Inactivation of mitochondrial MUL1 E3 ubiquitin ligase deregulates mitophagy and prevents diet-induced obesity in mice

Front Mol Biosci. 2024 Apr 25:11:1397565. doi: 10.3389/fmolb.2024.1397565. eCollection 2024.


Obesity is a growing epidemic affecting millions of people worldwide and a major risk factor for a multitude of chronic diseases and premature mortality. Accumulating evidence suggests that mitochondria have a profound role in diet-induced obesity and the associated metabolic changes, but the molecular mechanisms linking mitochondria to obesity remain poorly understood. Our studies have identified a new function for mitochondrial MUL1 E3 ubiquitin ligase, a protein known to regulate mitochondrial dynamics and mitophagy, in the control of energy metabolism and lipogenesis. Genetic deletion of Mul1 in mice impedes mitophagy and presents a metabolic phenotype that is resistant to high-fat diet (HFD)-induced obesity and metabolic syndrome. Several metabolic and lipidomic pathways are perturbed in the liver and white adipose tissue (WAT) of Mul1(-/-) animals on HFD, including the one driven by Stearoyl-CoA Desaturase 1 (SCD1), a pivotal regulator of lipid metabolism and obesity. In addition, key enzymes crucial for lipogenesis and fatty acid oxidation such as ACC1, FASN, AMPK, and CPT1 are also modulated in the absence of MUL1. The concerted action of these enzymes, in the absence of MUL1, results in diminished fat storage and heightened fatty acid oxidation. Our findings underscore the significance of MUL1-mediated mitophagy in regulating lipogenesis and adiposity, particularly in the context of HFD. Consequently, our data advocate the potential of MUL1 as a therapeutic target for drug development in the treatment of obesity, insulin resistance, NAFLD, and cardiometabolic diseases.
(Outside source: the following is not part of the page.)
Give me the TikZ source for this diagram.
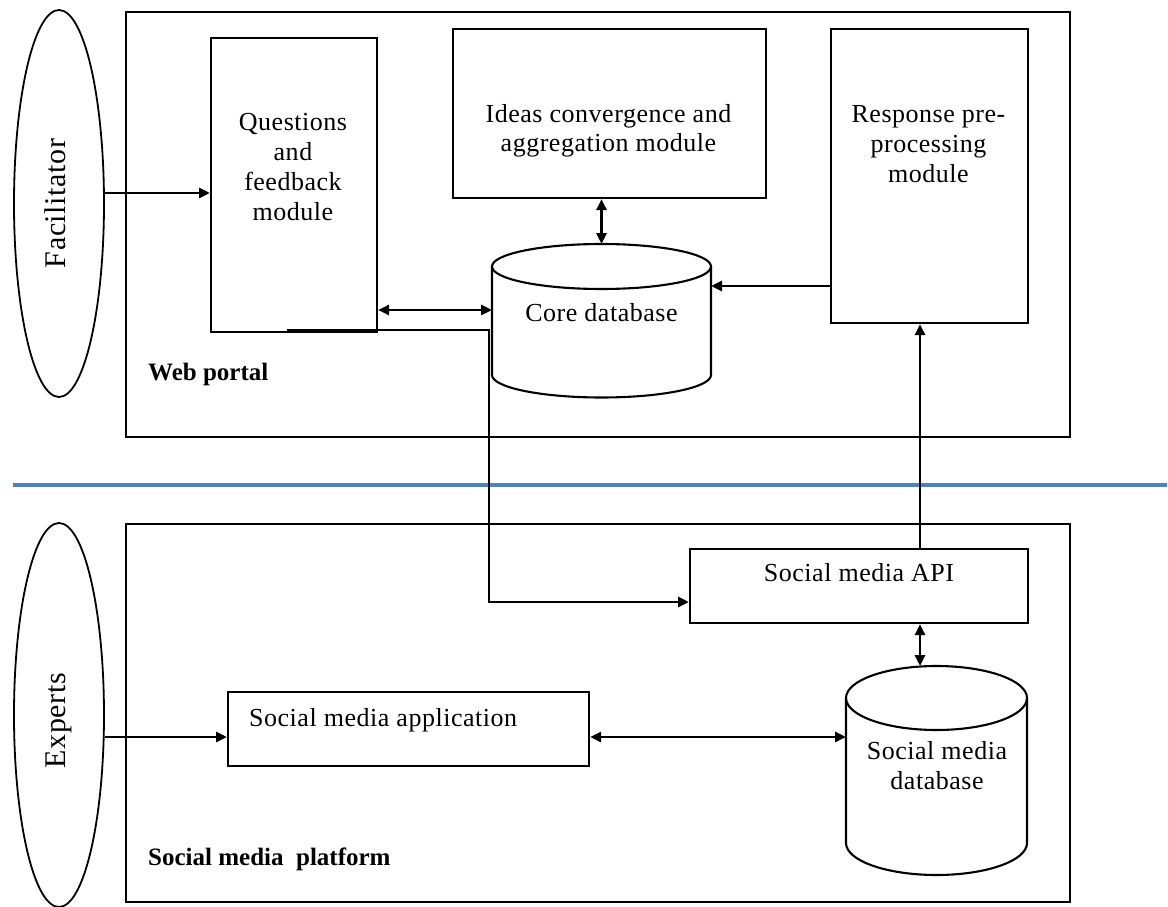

Keywords: MUL1; SCD1; lipogenesis; mitophagy; obesity.

Grants and funding

The author(s) declare financial support was received for the research, authorship, and/or publication of this article. Funding for this work was provided by the Burnett School of Biomedical Science and the UCF College of Medicine to ASZ. MEM acknowledges the support of NIH R01-DK132254. JDG was supported by Fondazione Umberto Veronesi (Italy).